** Begin **

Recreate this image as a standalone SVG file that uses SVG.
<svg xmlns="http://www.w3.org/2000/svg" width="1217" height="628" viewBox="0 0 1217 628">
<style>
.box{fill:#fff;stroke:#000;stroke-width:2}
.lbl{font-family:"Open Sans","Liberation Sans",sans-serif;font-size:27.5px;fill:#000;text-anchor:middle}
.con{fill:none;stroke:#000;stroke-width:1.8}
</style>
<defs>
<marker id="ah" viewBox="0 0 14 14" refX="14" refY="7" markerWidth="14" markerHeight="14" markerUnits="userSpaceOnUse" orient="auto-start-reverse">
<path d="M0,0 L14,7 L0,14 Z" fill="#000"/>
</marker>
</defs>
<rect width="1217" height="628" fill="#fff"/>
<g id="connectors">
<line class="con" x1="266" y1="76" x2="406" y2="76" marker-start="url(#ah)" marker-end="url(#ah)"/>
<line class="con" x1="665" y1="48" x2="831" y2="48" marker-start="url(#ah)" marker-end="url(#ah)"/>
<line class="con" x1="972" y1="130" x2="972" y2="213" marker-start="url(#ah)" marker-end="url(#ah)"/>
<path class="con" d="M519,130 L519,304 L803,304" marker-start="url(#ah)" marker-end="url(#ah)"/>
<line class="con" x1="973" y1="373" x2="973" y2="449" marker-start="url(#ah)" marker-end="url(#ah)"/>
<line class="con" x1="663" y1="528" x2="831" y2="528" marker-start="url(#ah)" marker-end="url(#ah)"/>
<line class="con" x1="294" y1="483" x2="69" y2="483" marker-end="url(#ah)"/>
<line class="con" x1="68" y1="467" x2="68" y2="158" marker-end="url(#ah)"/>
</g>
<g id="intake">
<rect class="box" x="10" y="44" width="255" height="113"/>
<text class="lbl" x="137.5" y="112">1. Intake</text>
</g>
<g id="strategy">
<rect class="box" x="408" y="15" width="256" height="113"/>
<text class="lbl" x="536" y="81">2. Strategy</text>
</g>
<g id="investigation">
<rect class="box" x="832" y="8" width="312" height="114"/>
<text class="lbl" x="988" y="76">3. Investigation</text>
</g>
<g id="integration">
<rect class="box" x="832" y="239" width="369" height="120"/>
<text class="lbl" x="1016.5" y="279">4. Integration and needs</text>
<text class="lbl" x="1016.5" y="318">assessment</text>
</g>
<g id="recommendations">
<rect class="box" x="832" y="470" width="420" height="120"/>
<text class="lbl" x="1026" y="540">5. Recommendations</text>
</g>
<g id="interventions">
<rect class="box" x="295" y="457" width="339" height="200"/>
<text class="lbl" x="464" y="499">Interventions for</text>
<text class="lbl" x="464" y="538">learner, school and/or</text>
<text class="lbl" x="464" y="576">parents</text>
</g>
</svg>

** End **

• GOAL:
Copy the data above in full, character for character.

• RESPONSE TO THIS EXERCISE:
Recreate this image as a standalone SVG file that uses SVG.
<svg xmlns="http://www.w3.org/2000/svg" width="1217" height="628" viewBox="0 0 1217 628">
<style>
.box{fill:#fff;stroke:#000;stroke-width:2}
.lbl{font-family:"Open Sans","Liberation Sans",sans-serif;font-size:27.5px;fill:#000;text-anchor:middle}
.con{fill:none;stroke:#000;stroke-width:1.8}
</style>
<defs>
<marker id="ah" viewBox="0 0 14 14" refX="14" refY="7" markerWidth="14" markerHeight="14" markerUnits="userSpaceOnUse" orient="auto-start-reverse">
<path d="M0,0 L14,7 L0,14 Z" fill="#000"/>
</marker>
</defs>
<rect width="1217" height="628" fill="#fff"/>
<g id="connectors">
<line class="con" x1="266" y1="76" x2="406" y2="76" marker-start="url(#ah)" marker-end="url(#ah)"/>
<line class="con" x1="665" y1="48" x2="831" y2="48" marker-start="url(#ah)" marker-end="url(#ah)"/>
<line class="con" x1="972" y1="130" x2="972" y2="213" marker-start="url(#ah)" marker-end="url(#ah)"/>
<path class="con" d="M519,130 L519,304 L803,304" marker-start="url(#ah)" marker-end="url(#ah)"/>
<line class="con" x1="973" y1="373" x2="973" y2="449" marker-start="url(#ah)" marker-end="url(#ah)"/>
<line class="con" x1="663" y1="528" x2="831" y2="528" marker-start="url(#ah)" marker-end="url(#ah)"/>
<line class="con" x1="294" y1="483" x2="69" y2="483" marker-end="url(#ah)"/>
<line class="con" x1="68" y1="467" x2="68" y2="158" marker-end="url(#ah)"/>
</g>
<g id="intake">
<rect class="box" x="10" y="44" width="255" height="113"/>
<text class="lbl" x="137.5" y="112">1. Intake</text>
</g>
<g id="strategy">
<rect class="box" x="408" y="15" width="256" height="113"/>
<text class="lbl" x="536" y="81">2. Strategy</text>
</g>
<g id="investigation">
<rect class="box" x="832" y="8" width="312" height="114"/>
<text class="lbl" x="988" y="76">3. Investigation</text>
</g>
<g id="integration">
<rect class="box" x="832" y="239" width="369" height="120"/>
<text class="lbl" x="1016.5" y="279">4. Integration and needs</text>
<text class="lbl" x="1016.5" y="318">assessment</text>
</g>
<g id="recommendations">
<rect class="box" x="832" y="470" width="420" height="120"/>
<text class="lbl" x="1026" y="540">5. Recommendations</text>
</g>
<g id="interventions">
<rect class="box" x="295" y="457" width="339" height="200"/>
<text class="lbl" x="464" y="499">Interventions for</text>
<text class="lbl" x="464" y="538">learner, school and/or</text>
<text class="lbl" x="464" y="576">parents</text>
</g>
</svg>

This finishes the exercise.